In the 1810 federal census, this man's 18 person household in Richmond included ten slaves, A decade later Ambler owned 11 slaves at his Richmond residence, which number grew to 14 in the last census of his lifetime.

==Death and legacy==

John Ambler died in Richmond in 1836 and was buried at now-historic Shockoe Hill Cemetery, as was his first wife. His eldest surviving son, Edward Ambler II, who had continued the family's political tradition by representing Henrico County (which surrounded Richmond, Virginia) in the Virginia House of Delegates (from 1824-1826 during his father's lifetime), inherited the Powhatan plantation and eventually gave it to his daughter Mary, the wife of Williamsburg attorney John Hill Smith of King and Queeen County, while he moved westward to Fauquier County.
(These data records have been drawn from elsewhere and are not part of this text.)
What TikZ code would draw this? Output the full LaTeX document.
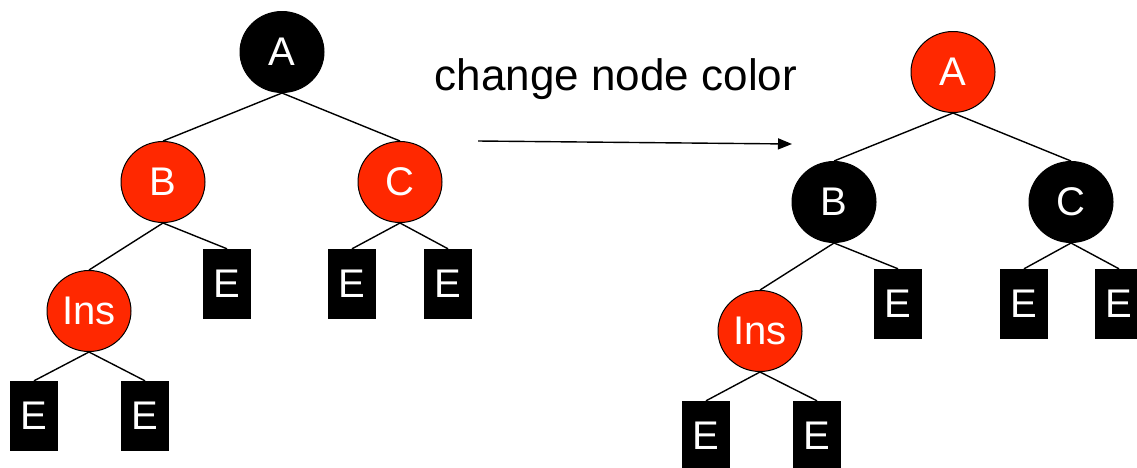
\documentclass[tikz,border=0pt]{standalone}
\usepackage{fontspec}
\setmainfont{Liberation Sans}
\usetikzlibrary{shapes.geometric,arrows.meta}
\definecolor{rbred}{RGB}{255,40,0}
\begin{document}
\begin{tikzpicture}[x=1pt,y=-1pt,
  rbnode/.style={ellipse,draw=black,line width=1pt,minimum width=84pt,minimum height=81pt,inner sep=0pt,text=white,font=\fontsize{40}{40}\selectfont},
  rednode/.style={rbnode,fill=rbred},
  blacknode/.style={rbnode,fill=black},
  leaf/.style={rectangle,fill=black,minimum width=48pt,minimum height=70pt,inner sep=0pt,text=white,font=\fontsize{40}{40}\selectfont},
  edge/.style={draw=black,line width=1.4pt}]
\useasboundingbox (0,0) rectangle (1137,467);
% left tree
\node[blacknode] (LA) at (282,52) {A};
\node[rednode] (LB) at (163,182) {B};
\node[rednode] (LC) at (400,182) {C};
\node[rednode] (LI) at (89,311) {Ins};
\node[leaf] (LBE) at (227,284) {E};
\node[leaf] (LCE1) at (352,284) {E};
\node[leaf] (LCE2) at (448,284) {E};
\node[leaf] (LIE1) at (34,416) {E};
\node[leaf] (LIE2) at (145,416) {E};
\draw[edge] (LA.south) -- (LB.north);
\draw[edge] (LA.south) -- (LC.north);
\draw[edge] (LB.south) -- (LI.north);
\draw[edge] (LB.south) -- (LBE.north);
\draw[edge] (LC.south) -- (LCE1.north);
\draw[edge] (LC.south) -- (LCE2.north);
\draw[edge] (LI.south) -- (LIE1.north);
\draw[edge] (LI.south) -- (LIE2.north);
% label and arrow
\node[font=\fontsize{44}{44}\selectfont,anchor=base] (lbl) at (616,90) {change node color};
\coordinate (arrS) at (478,141);
\coordinate (arrE) at (792,144);
\draw[line width=1.4pt,-{Triangle[length=14pt,width=11pt]}] (arrS) -- (arrE);
% right tree
\node[rednode] (RA) at (953,72) {A};
\node[blacknode] (RB) at (834,202) {B};
\node[blacknode] (RC) at (1071,202) {C};
\node[rednode] (RI) at (760,331) {Ins};
\node[leaf] (RBE) at (898,304) {E};
\node[leaf] (RCE1) at (1024,304) {E};
\node[leaf] (RCE2) at (1119,304) {E};
\node[leaf] (RIE1) at (706,436) {E};
\node[leaf] (RIE2) at (817,436) {E};
\draw[edge] (RA.south) -- (RB.north);
\draw[edge] (RA.south) -- (RC.north);
\draw[edge] (RB.south) -- (RI.north);
\draw[edge] (RB.south) -- (RBE.north);
\draw[edge] (RC.south) -- (RCE1.north);
\draw[edge] (RC.south) -- (RCE2.north);
\draw[edge] (RI.south) -- (RIE1.north);
\draw[edge] (RI.south) -- (RIE2.north);
\end{tikzpicture}
\end{document}
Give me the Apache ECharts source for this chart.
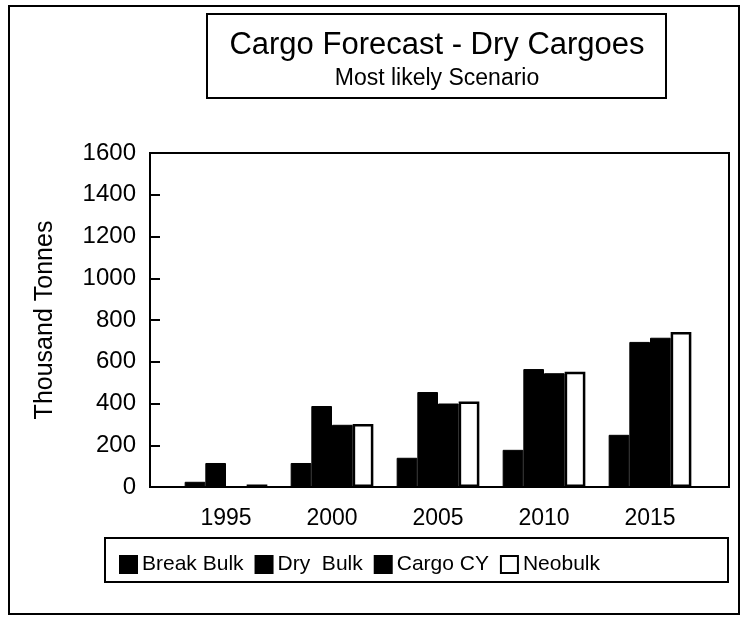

His eldest son of his third marriage, John Jaquelin Ambler, had already chronicled the family's history and genealogy in 1826-1826). However, the family member with the most extensive legislative experience proved to be the youngest son, William Marshall Ambler, who was educated as a lawyer began his legislative career after this man's death. Wiliam M. Ambler served many terms in the Virginia Senate representing Louisa and surrounding counties and eventually became its Speaker, and who also represented Louisa County in the Virginia Secession Convention of 1861, where he voted for secession. His brother John Jaquelin Ambler enlisted in the Confederate Army and served in the engineering corps before resuming a mercantile business in the Lynchburg/Amherst County area. His great-grandson James Markham Ambler (son of Richard Cary Ambler), a Confederate cavalryman who became a medical doctor and U.S. Navy officer, died exploring the Arctic, and his frozen body was recovered and transported to the Leeds parish church in 1884.

His former Richmond home, near his uncle Jaquelin at 10th and Cary Streets, was destroyed before the Civil War, and the entire block today is an office building for the Richmond Department of Social Services. In 1962, the Virginia Historical Society purchased Ambler family papers from the Library of Congress and makes them accessible to researchers.